━━ Given data ━━
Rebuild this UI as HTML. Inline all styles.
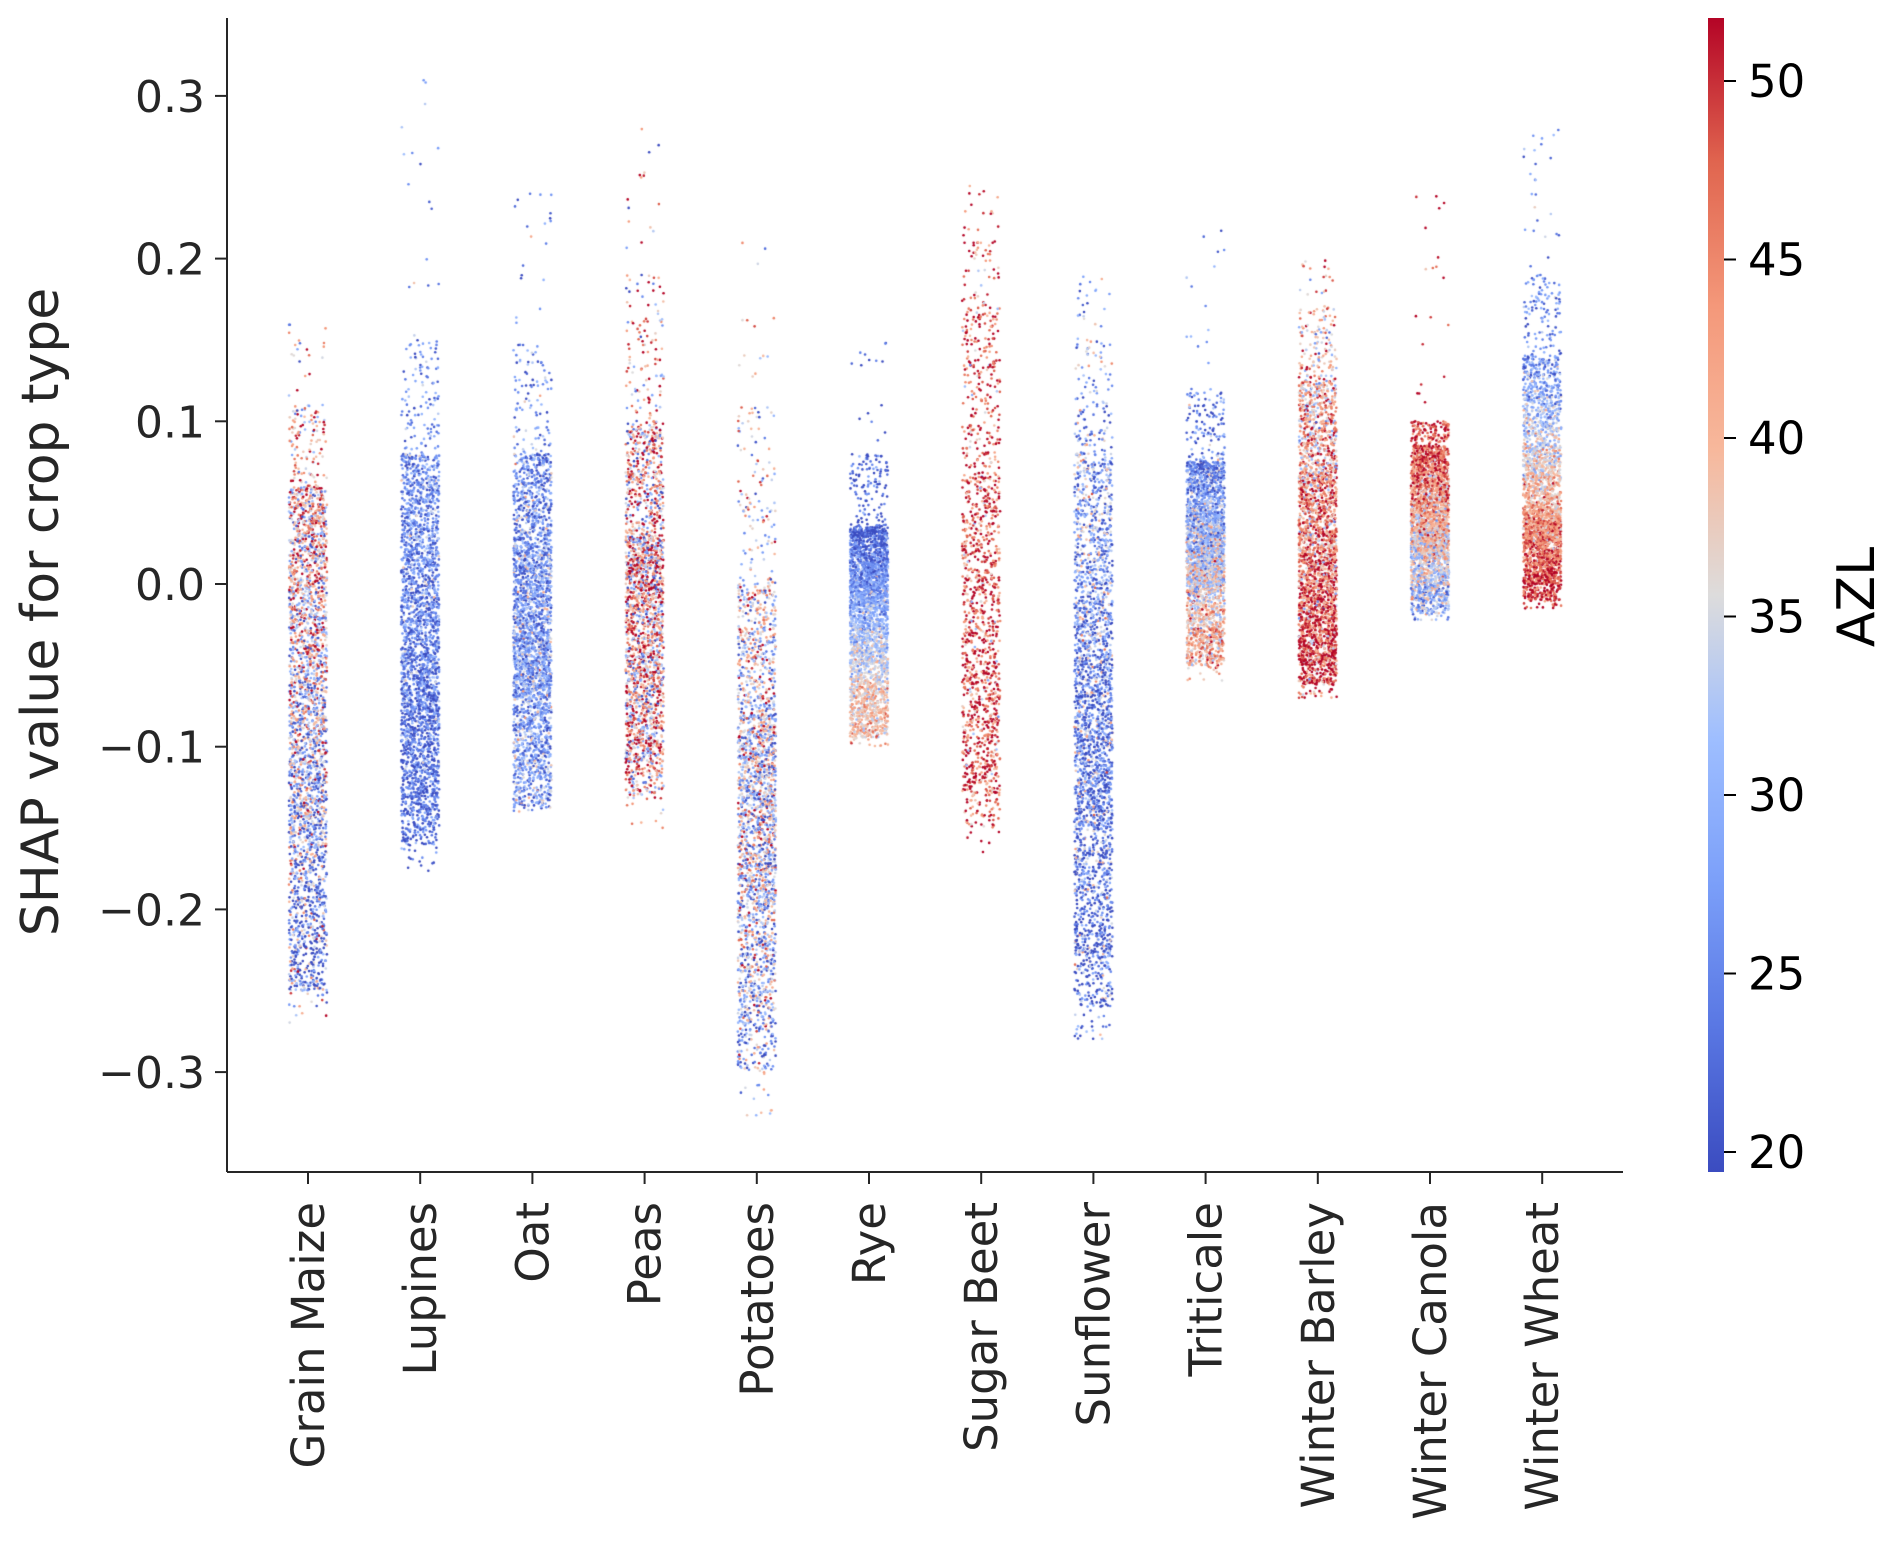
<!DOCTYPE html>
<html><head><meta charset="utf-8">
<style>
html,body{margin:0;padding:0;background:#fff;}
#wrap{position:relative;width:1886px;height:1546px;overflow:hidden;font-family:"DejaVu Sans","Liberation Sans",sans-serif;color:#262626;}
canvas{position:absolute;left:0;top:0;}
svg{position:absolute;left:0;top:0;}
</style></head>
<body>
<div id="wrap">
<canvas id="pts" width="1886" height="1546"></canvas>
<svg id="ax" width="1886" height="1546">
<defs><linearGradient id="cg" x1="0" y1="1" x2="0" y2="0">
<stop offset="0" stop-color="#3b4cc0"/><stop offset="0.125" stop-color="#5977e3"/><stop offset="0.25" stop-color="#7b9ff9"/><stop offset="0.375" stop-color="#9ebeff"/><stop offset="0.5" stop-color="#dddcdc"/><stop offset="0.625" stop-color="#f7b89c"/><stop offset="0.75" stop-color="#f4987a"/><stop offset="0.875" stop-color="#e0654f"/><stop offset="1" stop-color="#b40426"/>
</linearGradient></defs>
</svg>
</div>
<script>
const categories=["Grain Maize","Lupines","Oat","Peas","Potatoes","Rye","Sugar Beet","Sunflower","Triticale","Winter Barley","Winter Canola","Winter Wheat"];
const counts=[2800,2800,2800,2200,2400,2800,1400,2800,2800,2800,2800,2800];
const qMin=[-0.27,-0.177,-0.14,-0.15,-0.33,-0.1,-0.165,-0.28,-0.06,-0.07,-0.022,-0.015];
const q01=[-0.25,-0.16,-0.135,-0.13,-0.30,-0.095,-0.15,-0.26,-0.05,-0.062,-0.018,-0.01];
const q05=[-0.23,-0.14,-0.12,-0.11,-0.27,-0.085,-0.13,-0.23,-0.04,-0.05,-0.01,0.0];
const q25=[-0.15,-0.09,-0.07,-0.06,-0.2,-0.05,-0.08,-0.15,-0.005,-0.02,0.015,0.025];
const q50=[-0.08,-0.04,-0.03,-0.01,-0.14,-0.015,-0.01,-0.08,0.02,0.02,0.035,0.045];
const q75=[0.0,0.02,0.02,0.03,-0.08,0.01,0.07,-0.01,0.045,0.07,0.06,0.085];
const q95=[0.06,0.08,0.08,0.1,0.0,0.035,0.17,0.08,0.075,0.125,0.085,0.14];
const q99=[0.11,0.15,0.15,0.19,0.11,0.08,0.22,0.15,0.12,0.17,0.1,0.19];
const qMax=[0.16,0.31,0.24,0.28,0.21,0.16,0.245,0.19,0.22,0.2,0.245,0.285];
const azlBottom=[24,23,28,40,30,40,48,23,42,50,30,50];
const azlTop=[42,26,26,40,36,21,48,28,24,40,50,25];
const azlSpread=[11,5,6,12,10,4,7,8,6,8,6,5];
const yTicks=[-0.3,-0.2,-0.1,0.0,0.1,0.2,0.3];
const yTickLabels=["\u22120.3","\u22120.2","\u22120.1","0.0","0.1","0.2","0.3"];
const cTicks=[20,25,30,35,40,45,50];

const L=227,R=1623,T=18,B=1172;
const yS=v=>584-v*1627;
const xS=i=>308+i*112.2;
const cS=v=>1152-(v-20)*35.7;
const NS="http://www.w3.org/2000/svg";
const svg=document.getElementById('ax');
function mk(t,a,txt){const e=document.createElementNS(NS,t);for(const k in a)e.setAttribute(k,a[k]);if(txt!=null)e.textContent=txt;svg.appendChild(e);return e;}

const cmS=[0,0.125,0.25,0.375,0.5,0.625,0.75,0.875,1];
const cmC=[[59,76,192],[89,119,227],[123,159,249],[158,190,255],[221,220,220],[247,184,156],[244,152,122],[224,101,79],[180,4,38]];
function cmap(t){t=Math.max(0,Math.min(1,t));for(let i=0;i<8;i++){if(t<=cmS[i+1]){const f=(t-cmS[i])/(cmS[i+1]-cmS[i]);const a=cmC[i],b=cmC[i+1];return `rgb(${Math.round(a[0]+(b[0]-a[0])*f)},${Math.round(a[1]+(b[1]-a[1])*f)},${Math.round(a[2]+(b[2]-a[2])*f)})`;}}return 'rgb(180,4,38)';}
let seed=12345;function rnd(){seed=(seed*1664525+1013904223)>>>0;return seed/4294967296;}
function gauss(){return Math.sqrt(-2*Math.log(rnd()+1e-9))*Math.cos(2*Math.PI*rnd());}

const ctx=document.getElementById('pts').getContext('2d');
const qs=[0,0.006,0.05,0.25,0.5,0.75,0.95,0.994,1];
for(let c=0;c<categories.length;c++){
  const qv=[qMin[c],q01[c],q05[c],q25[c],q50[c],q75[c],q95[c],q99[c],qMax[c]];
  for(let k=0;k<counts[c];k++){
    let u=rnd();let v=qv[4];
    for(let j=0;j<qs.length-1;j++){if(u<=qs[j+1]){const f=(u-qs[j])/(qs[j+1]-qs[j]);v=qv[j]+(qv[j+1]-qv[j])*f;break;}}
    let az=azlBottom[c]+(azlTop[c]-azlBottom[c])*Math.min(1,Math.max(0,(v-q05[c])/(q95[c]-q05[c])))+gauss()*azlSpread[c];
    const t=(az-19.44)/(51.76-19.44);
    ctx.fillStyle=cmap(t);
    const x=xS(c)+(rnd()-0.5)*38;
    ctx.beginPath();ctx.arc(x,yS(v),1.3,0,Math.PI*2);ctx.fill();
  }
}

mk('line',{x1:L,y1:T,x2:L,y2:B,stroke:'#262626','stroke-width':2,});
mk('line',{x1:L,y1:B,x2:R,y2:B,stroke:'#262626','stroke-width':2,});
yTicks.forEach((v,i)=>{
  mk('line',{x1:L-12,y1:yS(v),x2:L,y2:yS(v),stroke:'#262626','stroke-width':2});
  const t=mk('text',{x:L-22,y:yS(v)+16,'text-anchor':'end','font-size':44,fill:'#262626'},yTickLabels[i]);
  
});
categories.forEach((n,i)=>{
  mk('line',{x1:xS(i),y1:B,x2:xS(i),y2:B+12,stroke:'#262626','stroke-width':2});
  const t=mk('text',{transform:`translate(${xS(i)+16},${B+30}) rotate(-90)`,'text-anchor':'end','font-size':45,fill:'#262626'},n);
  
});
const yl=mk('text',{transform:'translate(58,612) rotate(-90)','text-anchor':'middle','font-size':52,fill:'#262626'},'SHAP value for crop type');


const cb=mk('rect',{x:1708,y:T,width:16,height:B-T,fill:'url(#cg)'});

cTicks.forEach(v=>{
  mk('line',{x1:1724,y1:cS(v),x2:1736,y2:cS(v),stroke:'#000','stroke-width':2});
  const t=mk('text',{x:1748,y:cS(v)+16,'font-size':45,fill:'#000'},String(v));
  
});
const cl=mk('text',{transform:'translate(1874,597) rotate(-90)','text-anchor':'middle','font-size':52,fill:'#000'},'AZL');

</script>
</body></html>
━━━
### Job
Repeat the data in full and exactly. Omit pictures.

### Final result
Rebuild this UI as HTML. Inline all styles.
<!DOCTYPE html>
<html><head><meta charset="utf-8">
<style>
html,body{margin:0;padding:0;background:#fff;}
#wrap{position:relative;width:1886px;height:1546px;overflow:hidden;font-family:"DejaVu Sans","Liberation Sans",sans-serif;color:#262626;}
canvas{position:absolute;left:0;top:0;}
svg{position:absolute;left:0;top:0;}
</style></head>
<body>
<div id="wrap">
<canvas id="pts" width="1886" height="1546"></canvas>
<svg id="ax" width="1886" height="1546">
<defs><linearGradient id="cg" x1="0" y1="1" x2="0" y2="0">
<stop offset="0" stop-color="#3b4cc0"/><stop offset="0.125" stop-color="#5977e3"/><stop offset="0.25" stop-color="#7b9ff9"/><stop offset="0.375" stop-color="#9ebeff"/><stop offset="0.5" stop-color="#dddcdc"/><stop offset="0.625" stop-color="#f7b89c"/><stop offset="0.75" stop-color="#f4987a"/><stop offset="0.875" stop-color="#e0654f"/><stop offset="1" stop-color="#b40426"/>
</linearGradient></defs>
</svg>
</div>
<script>
const categories=["Grain Maize","Lupines","Oat","Peas","Potatoes","Rye","Sugar Beet","Sunflower","Triticale","Winter Barley","Winter Canola","Winter Wheat"];
const counts=[2800,2800,2800,2200,2400,2800,1400,2800,2800,2800,2800,2800];
const qMin=[-0.27,-0.177,-0.14,-0.15,-0.33,-0.1,-0.165,-0.28,-0.06,-0.07,-0.022,-0.015];
const q01=[-0.25,-0.16,-0.135,-0.13,-0.30,-0.095,-0.15,-0.26,-0.05,-0.062,-0.018,-0.01];
const q05=[-0.23,-0.14,-0.12,-0.11,-0.27,-0.085,-0.13,-0.23,-0.04,-0.05,-0.01,0.0];
const q25=[-0.15,-0.09,-0.07,-0.06,-0.2,-0.05,-0.08,-0.15,-0.005,-0.02,0.015,0.025];
const q50=[-0.08,-0.04,-0.03,-0.01,-0.14,-0.015,-0.01,-0.08,0.02,0.02,0.035,0.045];
const q75=[0.0,0.02,0.02,0.03,-0.08,0.01,0.07,-0.01,0.045,0.07,0.06,0.085];
const q95=[0.06,0.08,0.08,0.1,0.0,0.035,0.17,0.08,0.075,0.125,0.085,0.14];
const q99=[0.11,0.15,0.15,0.19,0.11,0.08,0.22,0.15,0.12,0.17,0.1,0.19];
const qMax=[0.16,0.31,0.24,0.28,0.21,0.16,0.245,0.19,0.22,0.2,0.245,0.285];
const azlBottom=[24,23,28,40,30,40,48,23,42,50,30,50];
const azlTop=[42,26,26,40,36,21,48,28,24,40,50,25];
const azlSpread=[11,5,6,12,10,4,7,8,6,8,6,5];
const yTicks=[-0.3,-0.2,-0.1,0.0,0.1,0.2,0.3];
const yTickLabels=["\u22120.3","\u22120.2","\u22120.1","0.0","0.1","0.2","0.3"];
const cTicks=[20,25,30,35,40,45,50];

const L=227,R=1623,T=18,B=1172;
const yS=v=>584-v*1627;
const xS=i=>308+i*112.2;
const cS=v=>1152-(v-20)*35.7;
const NS="http://www.w3.org/2000/svg";
const svg=document.getElementById('ax');
function mk(t,a,txt){const e=document.createElementNS(NS,t);for(const k in a)e.setAttribute(k,a[k]);if(txt!=null)e.textContent=txt;svg.appendChild(e);return e;}

const cmS=[0,0.125,0.25,0.375,0.5,0.625,0.75,0.875,1];
const cmC=[[59,76,192],[89,119,227],[123,159,249],[158,190,255],[221,220,220],[247,184,156],[244,152,122],[224,101,79],[180,4,38]];
function cmap(t){t=Math.max(0,Math.min(1,t));for(let i=0;i<8;i++){if(t<=cmS[i+1]){const f=(t-cmS[i])/(cmS[i+1]-cmS[i]);const a=cmC[i],b=cmC[i+1];return `rgb(${Math.round(a[0]+(b[0]-a[0])*f)},${Math.round(a[1]+(b[1]-a[1])*f)},${Math.round(a[2]+(b[2]-a[2])*f)})`;}}return 'rgb(180,4,38)';}
let seed=12345;function rnd(){seed=(seed*1664525+1013904223)>>>0;return seed/4294967296;}
function gauss(){return Math.sqrt(-2*Math.log(rnd()+1e-9))*Math.cos(2*Math.PI*rnd());}

const ctx=document.getElementById('pts').getContext('2d');
const qs=[0,0.006,0.05,0.25,0.5,0.75,0.95,0.994,1];
for(let c=0;c<categories.length;c++){
  const qv=[qMin[c],q01[c],q05[c],q25[c],q50[c],q75[c],q95[c],q99[c],qMax[c]];
  for(let k=0;k<counts[c];k++){
    let u=rnd();let v=qv[4];
    for(let j=0;j<qs.length-1;j++){if(u<=qs[j+1]){const f=(u-qs[j])/(qs[j+1]-qs[j]);v=qv[j]+(qv[j+1]-qv[j])*f;break;}}
    let az=azlBottom[c]+(azlTop[c]-azlBottom[c])*Math.min(1,Math.max(0,(v-q05[c])/(q95[c]-q05[c])))+gauss()*azlSpread[c];
    const t=(az-19.44)/(51.76-19.44);
    ctx.fillStyle=cmap(t);
    const x=xS(c)+(rnd()-0.5)*38;
    ctx.beginPath();ctx.arc(x,yS(v),1.3,0,Math.PI*2);ctx.fill();
  }
}

mk('line',{x1:L,y1:T,x2:L,y2:B,stroke:'#262626','stroke-width':2,});
mk('line',{x1:L,y1:B,x2:R,y2:B,stroke:'#262626','stroke-width':2,});
yTicks.forEach((v,i)=>{
  mk('line',{x1:L-12,y1:yS(v),x2:L,y2:yS(v),stroke:'#262626','stroke-width':2});
  const t=mk('text',{x:L-22,y:yS(v)+16,'text-anchor':'end','font-size':44,fill:'#262626'},yTickLabels[i]);
  
});
categories.forEach((n,i)=>{
  mk('line',{x1:xS(i),y1:B,x2:xS(i),y2:B+12,stroke:'#262626','stroke-width':2});
  const t=mk('text',{transform:`translate(${xS(i)+16},${B+30}) rotate(-90)`,'text-anchor':'end','font-size':45,fill:'#262626'},n);
  
});
const yl=mk('text',{transform:'translate(58,612) rotate(-90)','text-anchor':'middle','font-size':52,fill:'#262626'},'SHAP value for crop type');


const cb=mk('rect',{x:1708,y:T,width:16,height:B-T,fill:'url(#cg)'});

cTicks.forEach(v=>{
  mk('line',{x1:1724,y1:cS(v),x2:1736,y2:cS(v),stroke:'#000','stroke-width':2});
  const t=mk('text',{x:1748,y:cS(v)+16,'font-size':45,fill:'#000'},String(v));
  
});
const cl=mk('text',{transform:'translate(1874,597) rotate(-90)','text-anchor':'middle','font-size':52,fill:'#000'},'AZL');

</script>
</body></html>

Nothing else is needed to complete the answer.